Ghanaian investment banker (born 1949)

Tei Mensa Mante (born July 22, 1949) is a Ghanaian investment banker who was formerly Vice Chairman at Ecobank Transnational. He served on the board of Ecobank Transnational from 2014 to 2020.

==Early life and education==
Mante had his secondary education  at Accra Academy from 1961 to 1968. He graduated with a BSc Administration from University of Ghana in 1971, and studied for an MBA in international finance at Columbia University in New York from 1973 to 1975. He is also an alumnus of INSEAD in France.

==Career==
In 1975, Mante was employed by the World Bank Group in Washington in the District of Columbia as a project manager. In 1983, he was seconded by the World Bank to the International Finance Corporation where after ten years; in 1993, he rose to occupy the management position of Director of the Sub-Saharan Africa Department. In 1997, he was moved to become the Director of the Agribusiness Department of the International Finance Corporation.

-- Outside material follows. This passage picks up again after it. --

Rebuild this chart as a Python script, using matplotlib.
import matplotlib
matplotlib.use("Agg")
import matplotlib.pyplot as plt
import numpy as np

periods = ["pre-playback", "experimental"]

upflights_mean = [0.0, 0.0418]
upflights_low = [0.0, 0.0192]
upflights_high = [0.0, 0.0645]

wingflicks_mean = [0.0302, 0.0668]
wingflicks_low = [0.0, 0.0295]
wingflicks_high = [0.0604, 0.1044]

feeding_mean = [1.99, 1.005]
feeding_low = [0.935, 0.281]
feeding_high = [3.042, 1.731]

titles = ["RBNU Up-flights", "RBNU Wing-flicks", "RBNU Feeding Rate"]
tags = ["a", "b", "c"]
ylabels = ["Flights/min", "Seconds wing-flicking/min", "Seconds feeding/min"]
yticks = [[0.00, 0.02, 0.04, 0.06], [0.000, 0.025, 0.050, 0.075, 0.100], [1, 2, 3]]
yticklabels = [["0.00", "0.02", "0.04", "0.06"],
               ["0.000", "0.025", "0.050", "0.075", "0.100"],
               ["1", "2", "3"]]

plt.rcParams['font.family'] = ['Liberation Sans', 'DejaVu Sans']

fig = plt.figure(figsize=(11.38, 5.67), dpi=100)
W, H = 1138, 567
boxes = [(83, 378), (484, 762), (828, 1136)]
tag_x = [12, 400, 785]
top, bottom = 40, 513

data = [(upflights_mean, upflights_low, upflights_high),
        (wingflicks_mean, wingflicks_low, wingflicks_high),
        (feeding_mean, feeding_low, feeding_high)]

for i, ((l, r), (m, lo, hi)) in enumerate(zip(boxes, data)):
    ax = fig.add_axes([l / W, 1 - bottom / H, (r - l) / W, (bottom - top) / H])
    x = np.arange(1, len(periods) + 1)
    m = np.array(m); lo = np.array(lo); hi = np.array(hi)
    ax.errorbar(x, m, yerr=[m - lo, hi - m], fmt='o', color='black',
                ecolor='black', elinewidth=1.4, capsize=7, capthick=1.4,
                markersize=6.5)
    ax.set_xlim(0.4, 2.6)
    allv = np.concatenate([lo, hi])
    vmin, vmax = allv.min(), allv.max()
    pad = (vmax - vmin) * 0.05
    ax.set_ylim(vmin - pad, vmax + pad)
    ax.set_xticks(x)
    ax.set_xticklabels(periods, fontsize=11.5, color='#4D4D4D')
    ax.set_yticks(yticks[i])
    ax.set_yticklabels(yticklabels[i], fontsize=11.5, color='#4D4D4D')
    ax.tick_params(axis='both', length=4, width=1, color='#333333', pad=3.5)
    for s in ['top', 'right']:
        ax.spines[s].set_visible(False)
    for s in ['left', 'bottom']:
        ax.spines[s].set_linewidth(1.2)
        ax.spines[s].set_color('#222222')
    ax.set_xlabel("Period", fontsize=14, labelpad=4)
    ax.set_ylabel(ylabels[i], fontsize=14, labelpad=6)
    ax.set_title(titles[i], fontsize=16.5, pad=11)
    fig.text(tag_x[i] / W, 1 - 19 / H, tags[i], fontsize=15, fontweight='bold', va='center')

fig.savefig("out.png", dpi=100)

During his IFC career, he served on the boards of a number of equity funds and organisations which include the Africa Emerging Markets Fund, West Africa Growth Fund, African Management Services Company, and the Caribbean Financial Services Corporation. He left the World Bank Group in 2000.

In 2001, Mante became a special advisor  to the economic management team of the Ghanaian government. He remained a special advisor to the government for the full length of the first-term presidential administration of John Kufuor in Ghana which ended in 2005.

Mante was chairman of the board of Ecobank Ghana from 2006 to 2010. His time as chairman, saw the introduction of a medium-term goal of shifting Ecobank Ghana from a predominant wholesale bank into a retail bank. In 2014, he was elected a non-executive director of the board of Ecobank Transnational as a representative of the bank's West African shareholders. On the board, he was selected as vice-chairman to Emmanuel Ikazoboh who was selected as chairman. Mante retired from the board in 2020.

Mante was an independent member of the investment committee of the equity fund, Pan-African Investment Partners from 2002 to 2010. Mante is currently a member of the investment committee of the West Africa Emerging Market Growth Fund.